── Dataset ──

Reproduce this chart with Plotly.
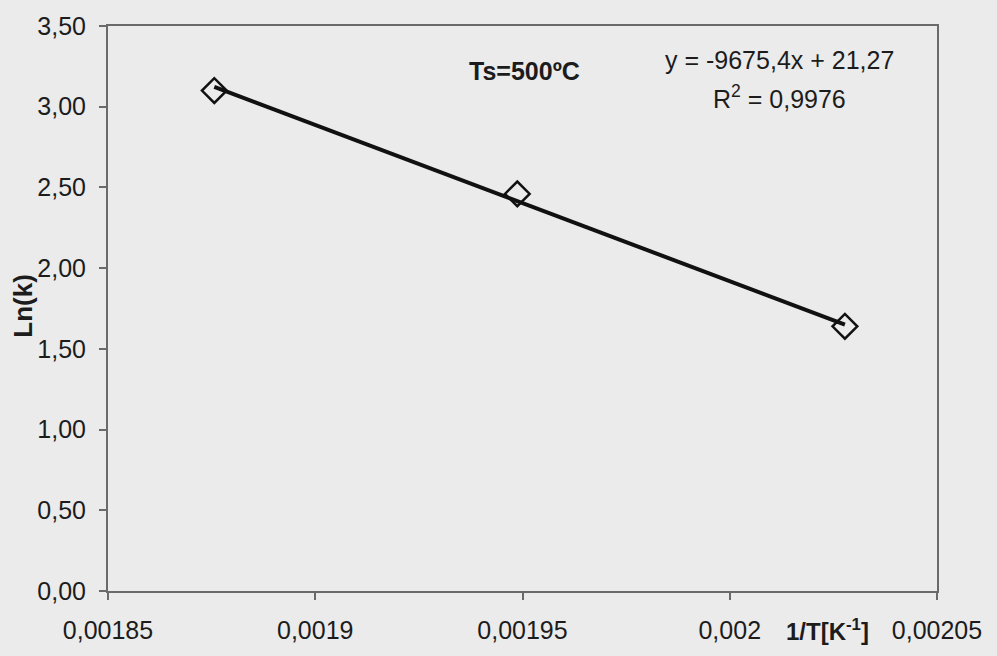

───
── Dataset ──

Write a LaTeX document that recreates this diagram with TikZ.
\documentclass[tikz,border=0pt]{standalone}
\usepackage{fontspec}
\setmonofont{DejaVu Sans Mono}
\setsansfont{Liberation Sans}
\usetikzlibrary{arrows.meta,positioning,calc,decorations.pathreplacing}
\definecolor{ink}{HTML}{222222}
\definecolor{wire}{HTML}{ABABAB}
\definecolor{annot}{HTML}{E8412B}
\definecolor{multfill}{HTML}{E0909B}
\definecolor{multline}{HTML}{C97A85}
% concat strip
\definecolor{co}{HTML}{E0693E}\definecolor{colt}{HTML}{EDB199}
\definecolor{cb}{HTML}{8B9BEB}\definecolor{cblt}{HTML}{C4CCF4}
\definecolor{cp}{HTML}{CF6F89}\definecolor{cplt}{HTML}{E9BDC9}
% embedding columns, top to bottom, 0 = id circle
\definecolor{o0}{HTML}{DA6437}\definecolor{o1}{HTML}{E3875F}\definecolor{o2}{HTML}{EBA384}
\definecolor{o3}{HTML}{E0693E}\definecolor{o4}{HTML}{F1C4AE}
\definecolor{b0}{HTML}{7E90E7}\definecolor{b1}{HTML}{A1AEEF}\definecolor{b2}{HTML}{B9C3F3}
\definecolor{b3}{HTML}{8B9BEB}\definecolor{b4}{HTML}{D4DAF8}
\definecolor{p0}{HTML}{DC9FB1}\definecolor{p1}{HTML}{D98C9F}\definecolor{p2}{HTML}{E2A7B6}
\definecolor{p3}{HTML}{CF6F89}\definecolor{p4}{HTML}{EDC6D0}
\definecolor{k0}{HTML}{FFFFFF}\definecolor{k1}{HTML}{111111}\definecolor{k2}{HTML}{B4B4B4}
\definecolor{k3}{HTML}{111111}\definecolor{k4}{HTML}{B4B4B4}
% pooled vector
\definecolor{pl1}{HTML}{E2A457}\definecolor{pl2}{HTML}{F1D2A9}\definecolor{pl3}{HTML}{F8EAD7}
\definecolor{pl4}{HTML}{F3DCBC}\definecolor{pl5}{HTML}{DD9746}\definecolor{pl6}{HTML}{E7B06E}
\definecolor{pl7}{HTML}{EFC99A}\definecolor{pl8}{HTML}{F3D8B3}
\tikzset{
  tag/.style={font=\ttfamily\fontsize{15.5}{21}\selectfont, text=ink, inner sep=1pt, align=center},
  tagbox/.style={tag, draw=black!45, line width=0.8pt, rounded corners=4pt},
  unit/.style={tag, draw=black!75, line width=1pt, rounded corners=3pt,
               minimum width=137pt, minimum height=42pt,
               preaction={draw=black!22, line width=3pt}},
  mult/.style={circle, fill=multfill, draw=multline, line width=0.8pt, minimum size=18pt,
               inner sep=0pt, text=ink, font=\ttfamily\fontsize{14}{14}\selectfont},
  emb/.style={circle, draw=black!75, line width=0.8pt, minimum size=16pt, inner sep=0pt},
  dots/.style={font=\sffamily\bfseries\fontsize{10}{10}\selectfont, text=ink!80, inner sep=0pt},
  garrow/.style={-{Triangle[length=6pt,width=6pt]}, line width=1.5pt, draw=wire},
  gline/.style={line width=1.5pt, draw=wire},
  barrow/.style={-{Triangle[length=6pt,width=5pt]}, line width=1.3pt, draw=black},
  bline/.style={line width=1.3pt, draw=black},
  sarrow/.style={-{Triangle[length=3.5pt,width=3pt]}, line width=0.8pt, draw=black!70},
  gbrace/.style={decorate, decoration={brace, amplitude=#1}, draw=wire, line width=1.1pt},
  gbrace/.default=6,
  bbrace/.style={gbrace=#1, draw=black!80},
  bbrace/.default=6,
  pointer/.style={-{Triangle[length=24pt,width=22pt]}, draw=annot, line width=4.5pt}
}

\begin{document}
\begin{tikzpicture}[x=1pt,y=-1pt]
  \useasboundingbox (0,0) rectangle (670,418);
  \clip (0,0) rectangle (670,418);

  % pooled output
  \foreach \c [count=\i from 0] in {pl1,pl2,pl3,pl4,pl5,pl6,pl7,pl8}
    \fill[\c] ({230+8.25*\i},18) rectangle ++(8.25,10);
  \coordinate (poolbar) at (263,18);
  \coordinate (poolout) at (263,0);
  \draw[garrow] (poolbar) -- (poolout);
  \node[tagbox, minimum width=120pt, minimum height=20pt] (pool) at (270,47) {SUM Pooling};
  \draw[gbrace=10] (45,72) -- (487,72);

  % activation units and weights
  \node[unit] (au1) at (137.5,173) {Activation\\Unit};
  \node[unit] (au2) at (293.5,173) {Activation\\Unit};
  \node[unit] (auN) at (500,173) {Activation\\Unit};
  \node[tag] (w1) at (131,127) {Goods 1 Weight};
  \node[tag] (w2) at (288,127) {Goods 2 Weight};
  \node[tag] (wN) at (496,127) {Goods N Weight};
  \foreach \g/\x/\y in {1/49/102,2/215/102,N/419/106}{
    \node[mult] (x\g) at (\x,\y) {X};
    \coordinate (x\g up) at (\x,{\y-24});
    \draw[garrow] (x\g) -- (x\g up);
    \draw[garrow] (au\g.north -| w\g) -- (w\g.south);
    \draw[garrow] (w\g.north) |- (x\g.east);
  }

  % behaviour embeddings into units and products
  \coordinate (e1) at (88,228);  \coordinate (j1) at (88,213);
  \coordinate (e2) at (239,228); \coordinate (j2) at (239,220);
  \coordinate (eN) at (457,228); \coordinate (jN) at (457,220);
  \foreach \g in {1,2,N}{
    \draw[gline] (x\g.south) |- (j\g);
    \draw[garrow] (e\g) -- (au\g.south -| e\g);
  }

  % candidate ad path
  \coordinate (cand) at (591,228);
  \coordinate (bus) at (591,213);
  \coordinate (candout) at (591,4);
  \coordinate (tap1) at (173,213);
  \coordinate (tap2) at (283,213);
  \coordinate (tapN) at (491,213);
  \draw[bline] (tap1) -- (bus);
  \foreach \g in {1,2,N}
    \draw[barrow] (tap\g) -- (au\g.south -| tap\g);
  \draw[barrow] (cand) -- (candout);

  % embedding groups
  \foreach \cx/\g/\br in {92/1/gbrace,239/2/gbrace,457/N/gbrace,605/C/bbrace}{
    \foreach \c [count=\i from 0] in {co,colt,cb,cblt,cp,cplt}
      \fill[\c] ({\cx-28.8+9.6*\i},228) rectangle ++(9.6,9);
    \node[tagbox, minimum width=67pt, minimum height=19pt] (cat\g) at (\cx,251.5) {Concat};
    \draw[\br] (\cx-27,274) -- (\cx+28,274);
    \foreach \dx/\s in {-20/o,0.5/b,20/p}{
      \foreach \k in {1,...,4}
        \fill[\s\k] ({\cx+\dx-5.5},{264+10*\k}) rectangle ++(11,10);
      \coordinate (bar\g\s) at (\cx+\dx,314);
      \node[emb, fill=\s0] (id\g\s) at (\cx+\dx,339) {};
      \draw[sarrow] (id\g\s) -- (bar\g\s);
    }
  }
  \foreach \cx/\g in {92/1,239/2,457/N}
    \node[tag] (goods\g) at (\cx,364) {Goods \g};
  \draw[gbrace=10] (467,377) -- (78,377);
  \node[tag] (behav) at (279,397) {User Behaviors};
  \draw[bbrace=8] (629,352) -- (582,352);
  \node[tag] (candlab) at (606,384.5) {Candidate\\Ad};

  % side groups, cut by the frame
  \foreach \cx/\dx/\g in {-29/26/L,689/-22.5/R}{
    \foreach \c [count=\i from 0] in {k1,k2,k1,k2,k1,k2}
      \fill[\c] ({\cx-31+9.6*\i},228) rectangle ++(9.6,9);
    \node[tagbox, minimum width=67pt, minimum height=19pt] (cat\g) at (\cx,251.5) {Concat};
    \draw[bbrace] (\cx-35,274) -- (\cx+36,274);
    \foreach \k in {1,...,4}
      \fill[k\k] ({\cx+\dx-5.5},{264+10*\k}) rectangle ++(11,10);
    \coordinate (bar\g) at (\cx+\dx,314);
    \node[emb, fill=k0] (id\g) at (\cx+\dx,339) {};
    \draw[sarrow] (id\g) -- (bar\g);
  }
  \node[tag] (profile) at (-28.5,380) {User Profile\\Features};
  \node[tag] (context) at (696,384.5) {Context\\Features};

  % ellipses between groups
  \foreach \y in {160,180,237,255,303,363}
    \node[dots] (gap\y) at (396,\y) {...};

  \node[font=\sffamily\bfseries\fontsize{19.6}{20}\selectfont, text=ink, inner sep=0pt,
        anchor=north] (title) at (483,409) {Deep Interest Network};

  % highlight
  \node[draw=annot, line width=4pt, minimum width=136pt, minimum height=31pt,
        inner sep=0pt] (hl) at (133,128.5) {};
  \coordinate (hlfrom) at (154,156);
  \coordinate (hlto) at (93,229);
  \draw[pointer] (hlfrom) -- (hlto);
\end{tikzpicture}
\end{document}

───

Exercise prompt: Select every line where the word "with" occurs.

Response:
Reproduce this chart with Plotly.
Write a LaTeX document that recreates this diagram with TikZ.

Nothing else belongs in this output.